Finished writing my November play, only to fall 5 pages short of the target for Nawriplmo (75 US Letter pages). No matter. I've wanted to have my own go at a Woyzeck-inspired structure for sometime now, and having a "write a play in a month" festival was a great way of getting me to apply my bum to my seat.
Seriously, though, this squirrel is in my view from this desk. Sometimes it bounds over the bricks with an apple from one of the neighbours' trees in its mouth. Must have strong teeth.
Got to say, checked my stats for the first time in a while, and the queries that people use to get here astound me sometimes. "I enjoy random" - huh? "Price for majorette act booking?" - huh, again? "Patrick Ross tattoos" - wtf?

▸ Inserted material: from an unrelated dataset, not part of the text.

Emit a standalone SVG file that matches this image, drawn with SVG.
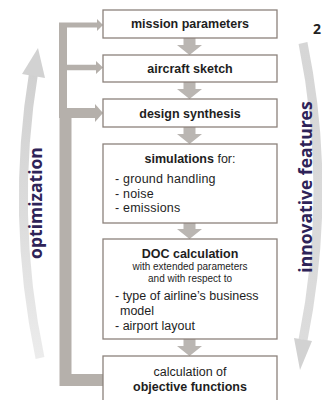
<svg xmlns="http://www.w3.org/2000/svg" width="322" height="400" viewBox="0 0 322 400">
<defs>
<style>
.box{fill:#fff;stroke:#8c827c;stroke-width:1.3}
.t{font-family:"Liberation Sans",Arial,sans-serif;fill:#1e1e1e;font-size:12.5px}
.li{letter-spacing:0.2px}
.b{font-weight:bold}
.c{text-anchor:middle}
.sm{font-size:10px}
.side{font-family:"Open Sans","Liberation Sans",sans-serif;font-weight:bold;fill:#2e2358;font-size:17.5px;text-anchor:middle}
.conn{fill:none;stroke:#b5b0ab}
.blk{fill:#bab6b2}
.hd{fill:#b5b0ab}
</style>
<linearGradient id="gl" x1="0" y1="1" x2="0" y2="0">
<stop offset="0" stop-color="#ececec"/>
<stop offset="0.5" stop-color="#dcdcdc"/>
<stop offset="1" stop-color="#d0d0d0"/>
</linearGradient>
<linearGradient id="gr" x1="0" y1="0" x2="0" y2="1">
<stop offset="0" stop-color="#d6d6d6"/>
<stop offset="1" stop-color="#dcdcdc"/>
</linearGradient>
</defs>
<rect width="322" height="400" fill="#fff"/>
<g id="optimization-arc">
<path d="M40,358 Q10,215 34,70" fill="none" stroke="url(#gl)" stroke-width="9"/>
<path d="M22,74 L38,48 L45,78 z" fill="#d2d2d2"/>
<text class="side" transform="translate(42,203) rotate(-90)">optimization</text>
</g>
<g id="innovative-arc">
<path d="M303,43 Q333,190 303,340" fill="none" stroke="url(#gr)" stroke-width="9"/>
<path d="M294,338 L312,341 L300,370 z" fill="#d2d2d2"/>
<text class="side" transform="translate(312,187) rotate(-90)">innovative features</text>
</g>
<text x="313" y="34" font-family="Open Sans, Liberation Sans, sans-serif" font-weight="bold" font-size="14" fill="#222">2</text>
<g id="connectors">
<path class="conn" d="M63,25 V113" stroke-width="8"/>
<path class="conn" d="M65.5,110 V380 H103" stroke-width="12"/>
<path class="conn" d="M59,25 H98" stroke-width="5"/>
<path class="hd" d="M97,19 L103,25 L97,31 z"/>
<path class="conn" d="M59,67.5 H98" stroke-width="5.5"/>
<path class="hd" d="M96,61 L103,67.5 L96,74 z"/>
<path class="conn" d="M59,113 H96" stroke-width="10"/>
<path class="hd" d="M95,104 L103,113 L95,122 z"/>
<path class="blk" d="M183.5,38 H195.5 V45 H202 L189.5,55 L177,45 H183.5 z"/>
<path class="blk" d="M183.5,82 H195.5 V89 H202 L189.5,99 L177,89 H183.5 z"/>
<path class="blk" d="M183.5,127 H195.5 V134 H202 L189.5,144 L177,134 H183.5 z"/>
<path class="blk" d="M183.5,223 H195.5 V229 H202 L189.5,239 L177,229 H183.5 z"/>
<path class="blk" d="M183.5,339 H195.5 V346 H202 L189.5,356 L177,346 H183.5 z"/>
</g>
<g id="mission">
<rect class="box" x="103" y="10" width="174" height="28"/>
<text class="t b c" x="190" y="28">mission parameters</text>
</g>
<g id="sketch">
<rect class="box" x="103" y="55" width="174" height="27"/>
<text class="t b c" x="190" y="73">aircraft sketch</text>
</g>
<g id="synthesis">
<rect class="box" x="103" y="99" width="174" height="28"/>
<text class="t b c" x="190" y="118">design synthesis</text>
</g>
<g id="simulations">
<rect class="box" x="103" y="144" width="174" height="79"/>
<text class="t c" x="190" y="163"><tspan class="b">simulations</tspan> for:</text>
<text class="t li" x="115" y="183">- ground handling</text>
<text class="t li" x="115" y="197.5">- noise</text>
<text class="t li" x="115" y="212">- emissions</text>
</g>
<g id="doc">
<rect class="box" x="103" y="239" width="174" height="100"/>
<text class="t b c" x="190" y="257.5" font-size="12">DOC calculation</text>
<text class="t c sm" x="190" y="269.5">with extended parameters</text>
<text class="t c sm" x="190" y="281.5">and with respect to</text>
<text class="t" x="115" y="300">- type of airline’s business</text>
<text class="t" x="120" y="314.5">model</text>
<text class="t" x="115" y="329.5">- airport layout</text>
</g>
<g id="objective">
<rect class="box" x="103" y="356" width="174" height="50"/>
<text class="t c" x="190" y="376">calculation of</text>
<text class="t b c" x="190" y="391" font-size="12">objective functions</text>
</g>
</svg>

Nice to have new readers any day, I suppose. Enjoy your random!
Friday, November 16, 2007
A point with which I agree
David Eldridge posts his response to Michael Billington's new book, State of the Nation. After reading some of the to-ing and fro-ing in certain other UK blogs about form and content, I have to say that I'm with David on point 3 of his response. In the history of theatre-making, you could have had a group without a playwright explore sexuality in the 1970s for weeks and come up with an interesting event, but you wouldn't have got Cloud 9. In English theatre, compared to my Australian experiences, you get an incredible deference paid towards you as a playwright; that so much is paid might be a bit habitual and over-the-top. Perhaps that is what the form-breakers/no-playwright-makers are reacting to, but that can be addressed by a touch of irreverence instead of throwing out bathwater and babies. To use a potentially weak metaphorical question: are the best buildings made with or without architects?
Does this make me a conservative? Or does this mean that I am confusing my drama with my theatre? (Don't forget that I'm couching these comments in the context of what moves and develops the artform.)
The only thing to do now is to link to George Hunka's first Organum, where he now includes references to form/content debates.